И не случайно, читая его в США, в Квинс-колледже, он добавил: “Сейчас найду стихотворение, которое мне нравится … я рискну, впрочем, сделать это…”. У меня хранится дома аудиозапись с этого поэтического вечера. Не было бы в нем русского менталитета, какое бы ему было дело до любого развала его бывшей родины?
Его естественность и искренность поведения была заложена с детства, стала его позицией, и нынешним исследователям не приходится отделять его искренние стихи от стихов, написанных в угоду властям или кому бы то ни было. Разве что единственный, может быть, раз в жизни, во время суда над ним в Ленинграде, он выдавил из себя: “Строительство коммунизма – это не только стояние у станка и пахота земли. Это и интеллигентный труд…” Потом он сам же и высмеял свою попытку заигрывания с судом в иронических стихах, когда он писал в “Речи о пролитом молоке” об “Ученье строить Закону глазки, / Изображать немого…”. Насколько я знаю, больше никогда никакому Закону он глазки не строил, и с уверенностью можно цитировать его стихи и высказывания, как истинные мнения самого поэта, какие бы ни политкорректными или наоборот, неполиткорректными эти высказывания не были. Вообще, он не выносил политкорректность по характеру своему, был всегда максималистом, в лицо говорил человеку все, что он думал.

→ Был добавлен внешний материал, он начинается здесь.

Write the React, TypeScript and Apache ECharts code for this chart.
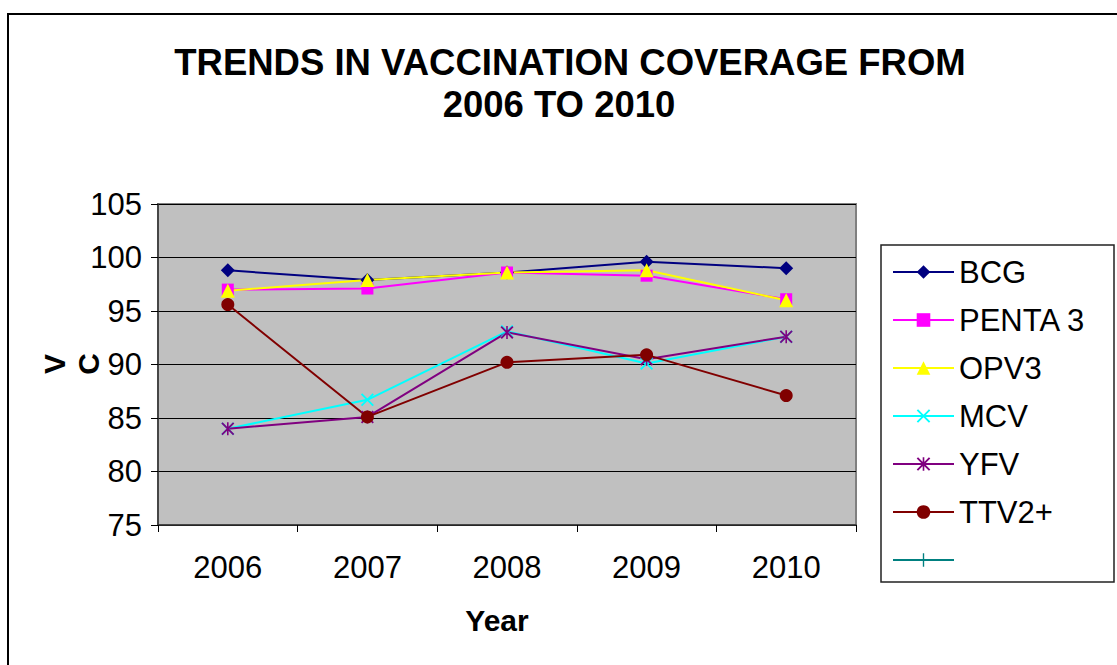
import React, { useEffect, useRef } from "react";
import * as echarts from "echarts";

const years = ["2006", "2007", "2008", "2009", "2010"];
const bcg = [98.8, 97.9, 98.6, 99.6, 99.0];
const penta3 = [97.0, 97.1, 98.6, 98.3, 96.1];
const opv3 = [96.9, 97.9, 98.6, 98.8, 96.0];
const mcv = [84.0, 86.7, 93.1, 90.1, 92.6];
const yfv = [84.0, 85.1, 93.0, 90.5, 92.6];
const ttv2 = [95.6, 85.1, 90.2, 90.9, 87.1];
const blankSeries: (number | null)[] = [];
const yTicks = { min: 75, max: 105, interval: 5 };

const FONT = '"Liberation Sans", Arial, sans-serif';

const X_PATH = "path://M0,2L2,0L20,18L18,20Z M18,0L20,2L2,20L0,18Z";
const STAR_PATH =
  "path://M0,2L2,0L20,18L18,20Z M18,0L20,2L2,20L0,18Z M8.8,0L11.2,0L11.2,20L8.8,20Z";
const PLUS_PATH = "path://M9,0L11,0L11,20L9,20Z M0,9L20,9L20,11L0,11Z";

function mk(name: string, data: (number | null)[], color: string, symbol: string, size: number) {
  return {
    name,
    type: "line",
    data,
    symbol,
    symbolSize: size,
    lineStyle: { color, width: 2 },
    itemStyle: { color, borderWidth: 0 },
    emphasis: { disabled: true },
  };
}

export default function App() {
  const ref = useRef<HTMLDivElement>(null);
  useEffect(() => {
    if (!ref.current) return;
    const chart = echarts.init(ref.current, undefined, { renderer: "svg" });
    const series = [
      mk("BCG", bcg, "#000080", "diamond", 14),
      mk("PENTA 3", penta3, "#FF00FF", "rect", 12),
      mk("OPV3", opv3, "#FFFF00", "triangle", 14),
      mk("MCV", mcv, "#00FFFF", X_PATH, 13),
      mk("YFV", yfv, "#800080", STAR_PATH, 13),
      mk("TTV2+", ttv2, "#800000", "circle", 13),
      mk(" ", blankSeries, "#008080", PLUS_PATH, 12),
    ];
    const titleStyle = {
      fontSize: 36.5,
      fontWeight: "bold",
      fontFamily: FONT,
      fill: "#000",
      align: "center",
      verticalAlign: "middle",
    };
    const axisNameStyle = {
      fontSize: 30,
      fontWeight: "bold",
      fontFamily: FONT,
      fill: "#000",
      align: "center",
      verticalAlign: "middle",
    };
    chart.setOption({
      animation: false,
      backgroundColor: "#ffffff",
      textStyle: { fontFamily: FONT },
      grid: {
        left: 158,
        right: 261,
        top: 204,
        height: 321,
        show: true,
        backgroundColor: "#C0C0C0",
        borderColor: "#808080",
        borderWidth: 2,
      },
      xAxis: {
        type: "category",
        data: years,
        boundaryGap: true,
        axisLine: { show: true, lineStyle: { color: "#333", width: 1.5 } },
        axisTick: { show: true, length: 7, interval: 0, lineStyle: { color: "#000" } },
        axisLabel: { color: "#000", fontSize: 31, fontFamily: FONT, margin: 27 },
        splitLine: { show: false },
      },
      yAxis: {
        type: "value",
        min: yTicks.min,
        max: yTicks.max,
        interval: yTicks.interval,
        axisLine: { show: true, lineStyle: { color: "#333", width: 1.5 } },
        axisTick: { show: true, length: 7, lineStyle: { color: "#000" } },
        axisLabel: { color: "#000", fontSize: 31, fontFamily: FONT, margin: 16 },
        splitLine: { show: true, lineStyle: { color: "#000", width: 1 } },
      },
      legend: {
        orient: "vertical",
        left: 892,
        top: 255,
        padding: 0,
        itemWidth: 61,
        itemHeight: 17,
        itemGap: 14,
        selectedMode: false,
        data: series.map((s) => s.name),
        textStyle: { fontSize: 31, lineHeight: 34, color: "#000", fontFamily: FONT },
      },
      graphic: [
        {
          type: "rect",
          silent: true,
          shape: { x: 8, y: 14, width: 1120, height: 670 },
          style: { fill: "none", stroke: "#000", lineWidth: 2 },
          z: 100,
        },
        {
          type: "rect",
          silent: true,
          shape: { x: 881, y: 245, width: 233, height: 337 },
          style: { fill: "none", stroke: "#222", lineWidth: 1.5 },
        },
        {
          type: "text",
          x: 570,
          y: 62,
          style: { ...titleStyle, text: "TRENDS IN VACCINATION COVERAGE FROM" },
        },
        {
          type: "text",
          x: 559,
          y: 104,
          style: { ...titleStyle, text: "2006 TO 2010" },
        },
        {
          type: "text",
          x: 497,
          y: 620,
          style: { ...axisNameStyle, text: "Year" },
        },
        {
          type: "text",
          x: 54,
          y: 364,
          rotation: Math.PI / 2,
          style: { ...axisNameStyle, text: "V" },
        },
        {
          type: "text",
          x: 88,
          y: 364,
          rotation: Math.PI / 2,
          style: { ...axisNameStyle, text: "C" },
        },
      ],
      series,
    });
    return () => chart.dispose();
  }, []);
  return (
    <div
      ref={ref}
      style={{ position: "fixed", left: 0, top: 0, width: 1117, height: 665 }}
    />
  );
}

Да и что он выигрывал, к примеру, от письма Леониду Брежневу, посланного перед отъездом из России в эмиграцию? Зачем-то писал, требовала ли этого его душа? Сегодня это письмо иные его поклонники хотят обратить чуть ли не в пьяную шутку, в пародию, написанную совместно пьяной компанией перед отлетом из России. Нет, господа, такие проникновенные письма в шутку не пишутся: “Я принадлежу к русской культуре, я сознаю себя ее частью, слагаемым, и никакая перемена места на конечный результат повлиять не может. (И не повлияла. –
В этом письме продумано каждое слово. Это его писательская концепция, подтвержденная всей жизнью и творчеством. К сожалению, по-моему, только я один и опубликовал полностью это письмо дважды в своих книгах “Поэты последней Империи” и “Живи опасно”. Нет его почему-то и в неплохой лосевской ЖЗЛ-ской книге “Иосиф Бродский”.
Никто, по-моему, осознанно не замечает той достаточно жесткой полемики, которую вел Иосиф Бродский с недругами русской культуры на страницах западной печати. Наши либералы до сих пор жестко цензурируют Иосифа Бродского. Хотя никаких запретов на публикацию и цитирование (кроме личного архива) сам поэт не оставлял.